I used to use [Furl](http://en.wikipedia.org/wiki/Furl). I would periodically download their zip archive of my urls, until it became 2GB. I now use [Zotero](http://www.zotero.org/) which takes a snapshot of the url I am on and puts all files into a folder. I realize that this is proactive work: taking snapshot when I find an interesting page, rather than later.


One alternative approach would be to convert/"print" selected web documents as PDFs for archival. Especially with modern ajax(and other fancy tech)-heavy sites I don't know how reliable/easy mirroring is.


As I understand it, you're actually much better off not 'printing' to PDF, but instead, saving to a format like MHT or MAFF, which preserve the DOM more accurately than a screenshot or PDF.

(I've been using MHT & MAFF a lot over the past few days to archive stuff relating to Silk Road - 183 files so far! - so it's on my mind.)


Yes, there are tradeoffs. But for archival PDF has one major advantage: it is actual, widespread standard widely considered being suitable for archival. Fast-forward 50 years, which one do you think is more likely: finding a PDF reader or a MAFF reader?

How do MHT creation tools handle dynamic pages? Another major win for PDFs are that you are essentially requesting a static version of the content if you use the "print to PDF" method, so it works nicely for archiving even if some fidelity is lost.

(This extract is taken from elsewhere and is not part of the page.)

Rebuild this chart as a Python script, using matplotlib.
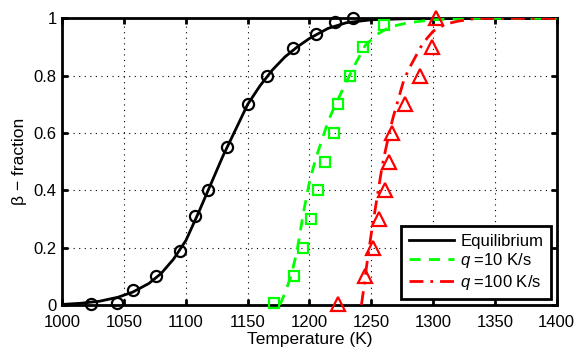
"""Beta-fraction vs temperature: equilibrium and two heating rates."""

import matplotlib
matplotlib.use("Agg")
import matplotlib.pyplot as plt

plt.rcParams["font.family"] = ["Liberation Sans", "DejaVu Sans"]
plt.rcParams["mathtext.fontset"] = "custom"
plt.rcParams["mathtext.it"] = "Liberation Sans:italic"
plt.rcParams["mathtext.rm"] = "Liberation Sans"

# smooth model curves
eq_T = [1000, 1015, 1030, 1045, 1057, 1070, 1080, 1090, 1100, 1110, 1120, 1130,
        1140, 1150, 1160, 1170, 1180, 1190, 1200, 1215, 1230, 1250, 1280, 1320, 1400]
eq_f = [0.002, 0.006, 0.013, 0.027, 0.045, 0.075, 0.11, 0.16, 0.225, 0.32, 0.42, 0.52,
        0.61, 0.70, 0.765, 0.82, 0.865, 0.90, 0.93, 0.965, 0.985, 0.995, 0.999, 1.0, 1.0]

q10_T = [1176, 1180, 1185, 1190, 1195, 1200, 1205, 1210, 1215, 1220, 1225, 1230,
         1237, 1245, 1255, 1265, 1280, 1300, 1330, 1400]
q10_f = [0.0, 0.04, 0.1, 0.19, 0.32, 0.43, 0.51, 0.575, 0.64, 0.69, 0.735, 0.78,
         0.84, 0.905, 0.945, 0.97, 0.985, 0.995, 1.0, 1.0]

q100_T = [1242, 1244, 1246, 1248, 1250, 1253, 1256, 1259, 1262, 1265, 1268, 1272,
          1276, 1280, 1285, 1290, 1295, 1300, 1310, 1320, 1335, 1400]
q100_f = [0.0, 0.06, 0.13, 0.19, 0.25, 0.33, 0.41, 0.49, 0.55, 0.61, 0.66, 0.72,
          0.78, 0.82, 0.86, 0.90, 0.93, 0.955, 0.98, 0.99, 1.0, 1.0]

# measured points
eq_pts_T = [1023, 1044, 1057, 1076, 1095, 1107, 1118, 1133, 1150, 1166, 1187, 1205, 1221, 1235]
eq_pts_f = [0.003, 0.008, 0.052, 0.10, 0.19, 0.31, 0.40, 0.55, 0.70, 0.80, 0.895, 0.947, 0.986, 1.0]

q10_pts_T = [1171, 1187.5, 1195, 1201, 1207, 1212.5, 1220, 1223, 1233, 1243.5, 1260]
q10_pts_f = [0.008, 0.10, 0.20, 0.30, 0.40, 0.50, 0.60, 0.70, 0.80, 0.90, 0.977]

q100_pts_T = [1223, 1245, 1251, 1256, 1261, 1264.5, 1267, 1277, 1289.5, 1299, 1302]
q100_pts_f = [0.005, 0.10, 0.20, 0.30, 0.40, 0.50, 0.60, 0.70, 0.80, 0.90, 1.0]

GREEN = "#00ff00"
RED = "#ff0000"

fig = plt.figure(figsize=(5.81, 3.53), dpi=100)
ax = fig.add_axes([0.1072, 0.136, 0.851, 0.812])

ax.plot(eq_T, eq_f, "-", color="black", lw=2, label="Equilibrium", zorder=3)
ax.plot(q10_T, q10_f, "--", color=GREEN, lw=2, dashes=(4, 3), label="$q$ =10 K/s", zorder=3)
ax.plot(q100_T, q100_f, "-.", color=RED, lw=2, dashes=(5, 2.5, 1, 2.5),
        label="$q$ =100 K/s", zorder=3)

ax.plot(eq_pts_T, eq_pts_f, "o", mfc="none", mec="black", mew=1.6, ms=8,
        clip_on=False, zorder=4)
ax.plot(q10_pts_T, q10_pts_f, "s", mfc="none", mec=GREEN, mew=1.6, ms=6.5,
        clip_on=False, zorder=4)
ax.plot(q100_pts_T, q100_pts_f, "^", mfc="none", mec=RED, mew=1.6, ms=10,
        clip_on=False, zorder=4)

ax.set_xlim(1000, 1400)
ax.set_ylim(0, 1)
ax.set_xticks(range(1000, 1401, 50))
ax.set_yticks([0, 0.2, 0.4, 0.6, 0.8, 1])
ax.set_yticklabels(["0", "0.2", "0.4", "0.6", "0.8", "1"])
ax.tick_params(direction="in", top=True, right=True, width=2, length=4, labelsize=12)
ax.tick_params(axis="x", pad=7)
ax.tick_params(axis="y", pad=4)
ax.grid(True, color="black", linestyle=(0, (1, 4)), linewidth=0.8)
for s in ax.spines.values():
    s.set_linewidth(2)

ax.set_xlabel("Temperature (K)", fontsize=12.5, labelpad=2)
ax.set_ylabel("β − fraction", fontsize=12.5, labelpad=5)

leg = ax.legend(loc="lower right", fontsize=12, frameon=True, fancybox=False,
                handlelength=2.7, borderpad=0.45, labelspacing=0.15,
                handletextpad=0.4, borderaxespad=0.35)
leg.get_frame().set_edgecolor("black")
leg.get_frame().set_linewidth(2)
leg.get_frame().set_alpha(1)
leg.set_zorder(5)

fig.savefig("out.png", dpi=100)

> it is actual, widespread standard widely considered being suitable for archival.

For archival of webpages? Who recommends that?

> Fast-forward 50 years, which one do you think is more likely: finding a PDF reader or a MAFF reader?

If I can't find a MAFF reader, I can unzip the MAFF and deal with the files directly, as I have already done in automating some editing some of the SR MAFFs to remove my username. It was much easier than the last time I wanted to edit a PDF, where it took me several hours to figure out how to do just one edit by hand.

> How do MHT creation tools handle dynamic pages?

They don't, but I haven't seen any 'print to PDF' mechanism which handled dynamic pages either. So I'm not sure how this is a 'major win' for PDFs compared to MHT/MAFF.


Doing this can be handy with Creative Commons licensed items, so that you have proof of it. I started doing this when I noticed that some people will change the license to something that is non-CC.